We attended STAR’s post-1Q13 results briefing yesterday. The key highlights of the briefing focused on: 1) the company’s dividend, 2) its expansion plans; 3) newsprint inventory and 4) an update on its existing businesses. Star intends to maintain its targeted DPS of 18.0 sen in FY13, which would translate into a dividend yield of 6.4%. Management intends to further expand its media portfolio by adding more radio stations as well as inking several smart partnership agreements in its TV segment with the global/regional digital video/media players over the next few months. Meanwhile, the group’s newsprint inventory has further increased to 16 months (from 12 months previously), which should be able to provide some earnings shelters should the government decide to impose an anti-dumping duty on newsprint rolls. There is no change in our Star’s FY13-FY14 earnings forecasts. We are maintaining our Star target price at RM2.87, based on an unchanged targeted FY14 PER of 12.6x (-1.5x SD). The group’s share price has improved by 16% over the past one month.
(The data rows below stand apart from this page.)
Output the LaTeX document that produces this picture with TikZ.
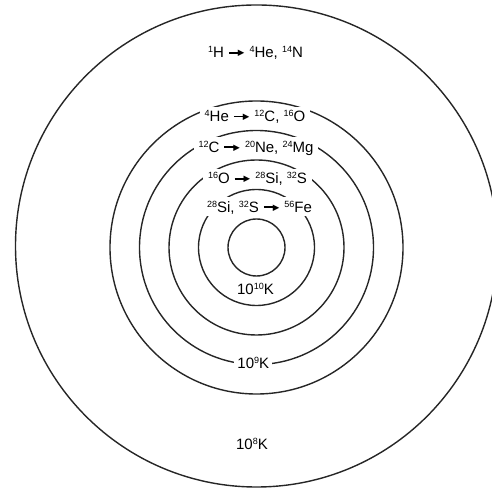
\documentclass[tikz,border=0pt]{standalone}
\usepackage{fontspec}
\setmainfont{Liberation Sans}
\newfontfamily\symfont{DejaVu Sans}
\usetikzlibrary{arrows.meta}
% mass number written before the element
\newcommand{\iso}[2]{\raisebox{5.2bp}{\fontsize{9bp}{9bp}\selectfont #1}#2}
% reaction arrow: bold stem with a filled head
\newcommand{\yields}{\hspace{5bp}\rule[4.4bp]{11bp}{1.7bp}\kern-2bp\raisebox{2.2bp}{\fontsize{8.5bp}{8.5bp}\symfont ▶}\hspace{5bp}}

\begin{document}
\begin{tikzpicture}[x=1bp,y=1bp,font=\fontsize{15bp}{18bp}\selectfont,
  shell/.style={draw=black!85,line width=1.4bp},
  gap/.style={fill=white,anchor=base,inner xsep=5bp,inner ysep=4bp,text height=11bp,text depth=0bp},
  zone/.style={anchor=base,inner sep=1bp}]
\useasboundingbox (0,0) rectangle (492,488);
\coordinate (O) at (256.5,240.5);
% shells, core first
\foreach \r in {28.5,58,87.5,117,146.5}{\draw[shell] (O) circle[radius=\r];}
\draw[shell] (256.5,242) circle[radius=241];
% burning stages, sitting on the shell lines
\node[zone] (burnH) at (255.5,430) {\iso{1}{H}\yields\iso{4}{He}, \iso{14}{N}};
\node[gap] (burnHe) at (255,366.3) {\iso{4}{He}\yields\iso{12}{C}, \iso{16}{O}};
\node[gap] (burnC) at (256,335.5) {\iso{12}{C}\yields\iso{20}{Ne}, \iso{24}{Mg}};
\node[gap] (burnO) at (257.5,304) {\iso{16}{O}\yields\iso{28}{Si}, \iso{32}{S}};
\node[gap] (burnSi) at (259.5,275.7) {\iso{28}{Si}, \iso{32}{S}\yields\iso{56}{Fe}};
% temperatures
\node[zone] (tcore) at (255.5,193) {10\iso{10}{K}};
\node[gap,inner xsep=3bp] (tmid) at (253.3,119) {10\iso{9}{K}};
\node[zone] (tout) at (252,38) {10\iso{8}{K}};
\end{tikzpicture}
\end{document}
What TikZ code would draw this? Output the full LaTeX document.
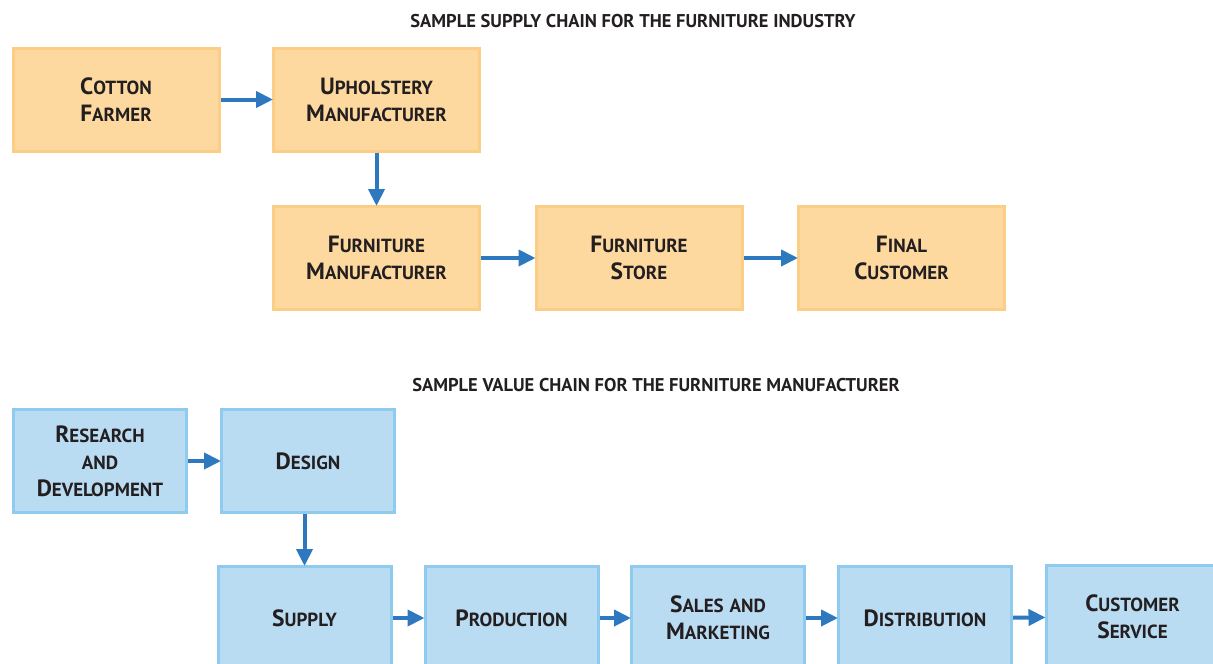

With the current share price just 2.1% away from our target price, we are downgrading our recommendation on the stock to a MARKET PERFORM. Nevertheless, the group’s attractive dividend yield of 6%-7% could provide a shelter in uncertain periods.
Maintaining its targeted dividend per share (“DPS”) of 18.0 sen for FY13. Note that the group does not actually officially have a formal dividend policy in place. The targeted DPS of 18.0 sen implies a dividend yield of 6.4%, in line with ours as well as the consensus estimate.
Will continue to expand its media portfolio. Star is planning to expand its radio station portfolio within the next few months. While management is reluctant to further elaborate on the upcoming acquisitions, we believe it should involve the acquisitions of private-owned rather than state-owned radio stations. At present, the group has a total of four radio stations namely Red FM, Suria FM, Capital Radio and 988 in its radio station portfolio. The investment gestation period is expected to be at least 1-2 years based on its historical track record.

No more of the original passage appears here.